Publié le dimanche, 22 octobre 2017 à 10h20
Le Peuple de Bois, roman de Emanuele Trevi
Voici un livre singulier et fascinant. Plutôt conte moral (ou amoral) ou parabole laïque, que roman de fiction. Une histoire hors du temps, ou mieux, dans un présent intemporel, comme celui de certaines provinces du sud où toute allusion à l'actualité est limitée à la télévision et à peu d'autres choses. Si, il y a bien une référence au présent, à Roberto Saviano, mais j'aurais préféré ne pas la trouver, tant elle est ambiguë.
L'histoire simple et linéaire, comme d'ailleurs toutes les paraboles, a lieu en Calabre, parce-que l'auteur connaît bien cette terre, mais elle pourrait très bien avoir lieu dans d'autres pays exotiques, cramés par le soleil et régis par la loi de cultures ancestrales et archaïques. Dans ce cas, la loi, la seule loi reconnue, est celle du clan mafieux, la 'Ndrangheta.
L'histoire est la suivante : un ancien prêtre défroqué par luxure (mais aussi par l'absence totale de foi) réalise une émission dans une chaîne de télévision privée, propriété du clan mafieux local, inspirée, par complète inversion de valeurs, à l'histoire de Pinocchio. Le succès de ses sermons est tel qu'il finit par attirer l'attention du monde « extérieur » et donc induire la 'Ndrangheta au final logique, que je ne vous raconterai pas ici.
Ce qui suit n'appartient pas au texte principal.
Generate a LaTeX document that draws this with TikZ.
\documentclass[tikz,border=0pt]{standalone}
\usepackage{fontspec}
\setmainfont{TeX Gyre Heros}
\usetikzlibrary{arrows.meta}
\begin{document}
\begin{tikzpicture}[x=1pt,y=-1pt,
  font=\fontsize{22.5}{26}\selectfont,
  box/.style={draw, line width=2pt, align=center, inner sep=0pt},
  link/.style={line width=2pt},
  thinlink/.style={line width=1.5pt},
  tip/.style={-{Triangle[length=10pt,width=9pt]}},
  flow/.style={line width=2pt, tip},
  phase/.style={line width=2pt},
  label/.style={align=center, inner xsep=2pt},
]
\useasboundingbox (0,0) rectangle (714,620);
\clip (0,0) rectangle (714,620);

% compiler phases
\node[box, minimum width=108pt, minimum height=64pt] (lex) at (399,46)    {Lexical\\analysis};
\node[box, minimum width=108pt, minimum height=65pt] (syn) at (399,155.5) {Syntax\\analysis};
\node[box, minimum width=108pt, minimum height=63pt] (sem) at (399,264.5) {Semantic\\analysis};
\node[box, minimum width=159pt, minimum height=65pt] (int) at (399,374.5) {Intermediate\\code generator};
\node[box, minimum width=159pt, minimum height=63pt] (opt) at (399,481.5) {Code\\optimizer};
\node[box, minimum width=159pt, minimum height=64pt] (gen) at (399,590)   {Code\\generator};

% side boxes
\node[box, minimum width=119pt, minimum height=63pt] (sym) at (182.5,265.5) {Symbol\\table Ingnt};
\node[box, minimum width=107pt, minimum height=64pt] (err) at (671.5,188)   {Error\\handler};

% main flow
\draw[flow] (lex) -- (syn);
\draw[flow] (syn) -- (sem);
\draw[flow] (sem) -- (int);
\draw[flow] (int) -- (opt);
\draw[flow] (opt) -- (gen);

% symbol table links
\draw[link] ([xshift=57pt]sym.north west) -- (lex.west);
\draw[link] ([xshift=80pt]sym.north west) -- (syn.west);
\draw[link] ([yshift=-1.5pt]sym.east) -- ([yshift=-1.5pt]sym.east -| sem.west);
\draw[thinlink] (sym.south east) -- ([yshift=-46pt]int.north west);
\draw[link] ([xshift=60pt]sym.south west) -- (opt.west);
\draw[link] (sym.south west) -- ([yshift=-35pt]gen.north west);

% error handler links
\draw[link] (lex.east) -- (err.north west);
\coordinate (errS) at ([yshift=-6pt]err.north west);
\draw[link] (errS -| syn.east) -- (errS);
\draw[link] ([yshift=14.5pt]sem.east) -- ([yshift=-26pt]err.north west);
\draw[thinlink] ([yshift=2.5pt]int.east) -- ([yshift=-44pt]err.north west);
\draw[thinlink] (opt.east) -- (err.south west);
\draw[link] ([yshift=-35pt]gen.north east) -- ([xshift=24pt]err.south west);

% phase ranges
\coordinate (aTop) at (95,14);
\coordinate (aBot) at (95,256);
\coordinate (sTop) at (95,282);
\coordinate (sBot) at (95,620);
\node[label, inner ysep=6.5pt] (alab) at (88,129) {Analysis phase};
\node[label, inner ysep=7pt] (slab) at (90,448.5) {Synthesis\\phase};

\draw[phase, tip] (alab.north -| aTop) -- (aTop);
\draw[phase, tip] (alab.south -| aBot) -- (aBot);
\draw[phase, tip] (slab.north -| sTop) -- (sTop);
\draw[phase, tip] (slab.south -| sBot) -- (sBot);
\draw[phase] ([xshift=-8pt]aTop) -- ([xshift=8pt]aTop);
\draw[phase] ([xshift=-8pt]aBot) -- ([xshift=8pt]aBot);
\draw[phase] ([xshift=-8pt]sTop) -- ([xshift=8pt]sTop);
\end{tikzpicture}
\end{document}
Le choix de s'inspirer de Pinocchio pourrait désorienter le lecteur
français, le surprendre par l'association d'un roman cultivé avec de la
littérature enfantine.
Mais en vérité, il n'y a pas raison à se surprendre. Pinocchio,
dans la culture toscane, mais aussi dans l'italienne en général,
occupe une place très importante. C'est une sorte de bible laïque.
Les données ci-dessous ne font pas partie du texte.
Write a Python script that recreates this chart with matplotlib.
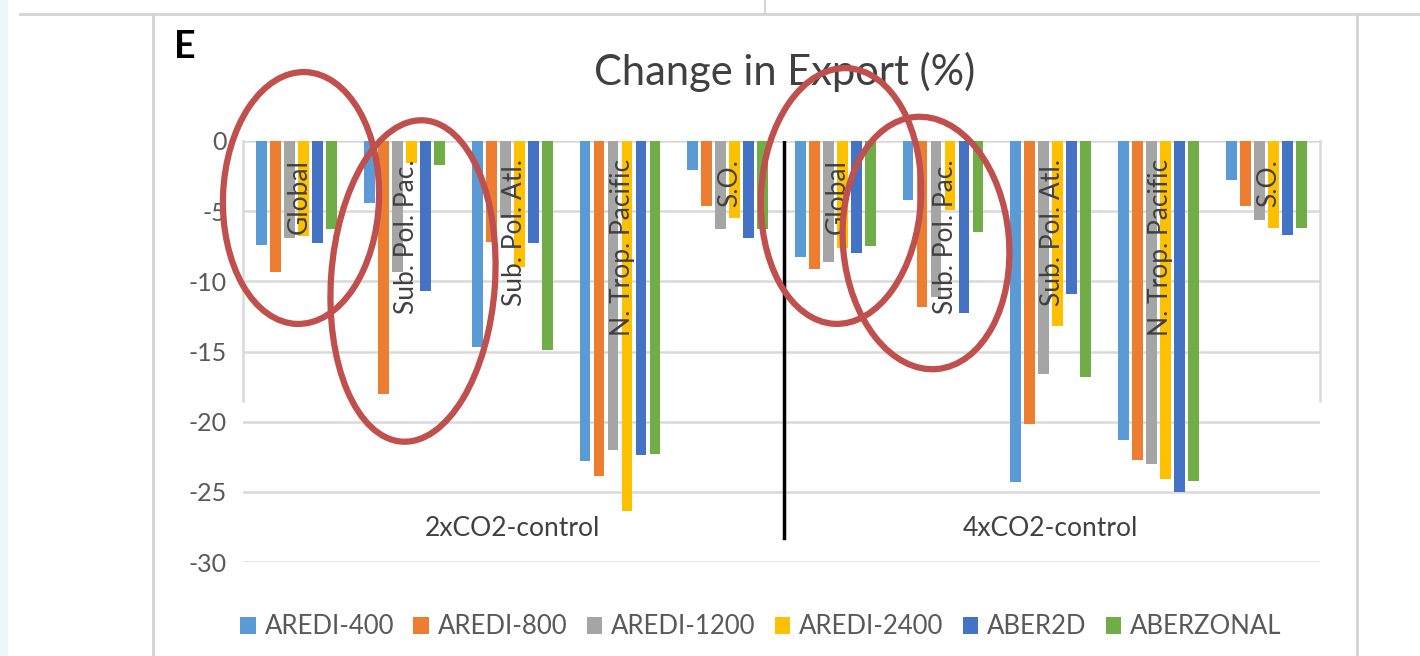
import matplotlib
matplotlib.use('Agg')
import matplotlib.pyplot as plt
import numpy as np
from matplotlib.patches import Ellipse, Patch, Rectangle

plt.rcParams['font.family'] = ['Lato', 'DejaVu Sans']
plt.rcParams['axes.unicode_minus'] = False

# data
regions = ['Global', 'Sub. Pol. Pac.', 'Sub. Pol. Atl.', 'N. Trop. Pacific', 'S.O.']
scenarios = ['2xCO2-control', '4xCO2-control']
series = ['AREDI-400', 'AREDI-800', 'AREDI-1200', 'AREDI-2400', 'ABER2D', 'ABERZONAL']

aredi_400 = [-7.4, -4.4, -14.7, -22.8, -2.1, -8.25, -4.2, -24.3, -21.3, -2.8]
aredi_800 = [-9.3, -18.0, -7.2, -23.9, -4.6, -9.15, -11.8, -20.2, -22.75, -4.6]
aredi_1200 = [-6.9, -9.35, -5.5, -22.0, -6.3, -8.65, -11.1, -16.6, -23.0, -5.6]
aredi_2400 = [-6.8, -1.6, -9.0, -26.4, -5.5, -7.6, -4.9, -13.2, -24.1, -6.2]
aber2d = [-7.3, -10.7, -7.3, -22.4, -6.9, -7.95, -12.25, -10.9, -25.0, -6.7]
aberzonal = [-6.3, -1.7, -14.9, -22.3, -6.3, -7.45, -6.45, -16.8, -24.2, -6.2]

colors = ['#5B9BD5', '#ED7D31', '#A5A5A5', '#FFC000', '#4472C4', '#70AD47']
values = [aredi_400, aredi_800, aredi_1200, aredi_2400, aber2d, aberzonal]

W, H = 1420, 656
fig = plt.figure(figsize=(W / 100, H / 100), dpi=100)
ax = fig.add_axes([243 / W, 1 - 562 / H, (1320 - 243) / W, (562 - 141) / H])

x = np.arange(len(regions) * len(scenarios))
pitch, bw = 0.13, 0.1
for i, (name, vals, c) in enumerate(zip(series, values, colors)):
    ax.bar(x + (i - 2.5) * pitch, vals, width=bw, color=c, label=name, zorder=2)

# category labels inside the bars
labels = regions + regions
for xi, lab in zip(x, labels):
    ax.text(xi + 0.02, -1.3, lab, rotation=90, ha='center', va='top', fontsize=19,
            color='#404040', zorder=3)

# scenario labels
for k, sc in enumerate(scenarios):
    ax.text(2 + 5 * k, -27.6, sc, ha='center', va='center', fontsize=19, color='#404040')

# black divider between scenarios
ax.plot([4.52, 4.52], [0, -28.3], color='black', lw=2.5, zorder=4)

ax.set_ylim(-30, 0)
ax.set_xlim(-0.5, 9.5)
ax.set_yticks(np.arange(-30, 1, 5))
ax.set_xticks([])
ax.grid(axis='y', color='#d9d9d9', lw=1.8, zorder=0)
for s in ax.spines.values():
    s.set_visible(False)
ax.tick_params(axis='y', length=0, pad=12, labelsize=18, labelcolor='#595959')
# partial plot-area borders
ax.plot([-0.5, -0.5], [0, -18.5], color='#d9d9d9', lw=1.8, zorder=1, clip_on=False)
ax.plot([9.5, 9.5], [0, -18.5], color='#d9d9d9', lw=1.8, zorder=1, clip_on=False)

fig.text(785 / W, 1 - 72 / H, 'Change in Export (%)', ha='center', va='center',
         fontsize=30, color='#404040')
fig.text(174 / W, 1 - 47 / H, 'E', ha='left', va='center', fontsize=27,
         fontweight='bold', color='black')

handles = [Patch(facecolor=c, edgecolor='none') for c in colors]
fig.legend(handles, series, loc='center', bbox_to_anchor=(761 / W, 29 / H), ncol=6,
           frameon=False, fontsize=18.5, handlelength=0.6, handleheight=0.6,
           handletextpad=0.35, columnspacing=0.75, labelcolor='#595959')

# overlay in pixel coordinates: page frame and red ellipses
ov = fig.add_axes([0, 0, 1, 1], zorder=10)
ov.set_xlim(0, W)
ov.set_ylim(H, 0)
ov.axis('off')
ov.patch.set_alpha(0)
ov.add_patch(Rectangle((0, 0), 8, H, color='#eaf8fb', lw=0))
ov.plot([20, W], [14, 14], color='#d4d4d4', lw=2)
ov.plot([153, 153], [14, H], color='#d4d4d4', lw=2)
ov.plot([1357, 1357], [14, H], color='#d4d4d4', lw=2)
ov.plot([765, 765], [0, 13], color='#d4d4d4', lw=1.5)

for (cx, cy, w, h, a) in [(301, 198, 156, 252, 2), (413, 281, 164, 322, 4),
                          (841, 196, 160, 256, 3), (926, 243, 166, 253, -5)]:
    ov.add_patch(Ellipse((cx, cy), w, h, angle=a, fill=False, edgecolor='#C0504D', lw=4.5))

fig.savefig('out.png', dpi=100)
Oubliez les tristes transpositions cinématographiques de Disney ou de
Benigni. Pensez plutôt au Pinocchio de Carmelo Bene, et essayez de
lire le texte original. Une langue riche et vivante avec des sonorités
anciennes. Un texte gothique, ombrageux, mais vital, d'un humour
viscéral. Une ambiguïté continuelle entre le bien et le mal, entre la raison et le
tort, entre le vrai et le faux.
Pinocchio est un événement unique dans la
littérature italienne, né presque par hasard, par urgence divine
(Carlo Lorenzini, Collodi, a écrit peu d'autres choses et de moindre intérêt).
L'ambiguïté est donc déjà sous les yeux de ceux qui veulent la voir.
Trevi n'a fait que la mettre en valeur, l'expliciter. Avec un langage
froid, précis et distant. Avec la force tragique et nécessaire du
conte.
Plutôt que comme le roman nihiliste dont on parle, j'ai lu ce livre
comme un hommage, plein d'admiration et de respect, à ce
pilier de notre culture.
PS : Il y a une blague célèbre chez nous qui dit plus ou moins cela : "Un vieil homme arrive au paradis et est reçu par Jésus. Celui-ci lui demande : "Qui es-tu?" "Joseph, j'étais menuisier." «Étiez-vous marié, avez-vous eu des enfants?" « Pas vraiment marié mais j'avais une très belle femme, qui m'a donné un fils, presque par miracle. Un enfant prodigieux, qui m'a donné plein de soucis. Il a été même emprisonné, mais il est devenu célèbre dans le monde entier. On a écrit aussi un livre sur lui, qui est connu de tous ". Alors Jésus stupéfait et ému s'exclame : " Père! " et le vieil homme en retour : "Pinocchio!". Cela pour vous dire où se situe Pinocchio dans notre imaginaire.
PS2 : "Le peuple de bois" d’Emanuele Trevi fait partie des 4 romans finalistes pour le Prix Marco Polo Venise (prix du roman italien traduit en langue française).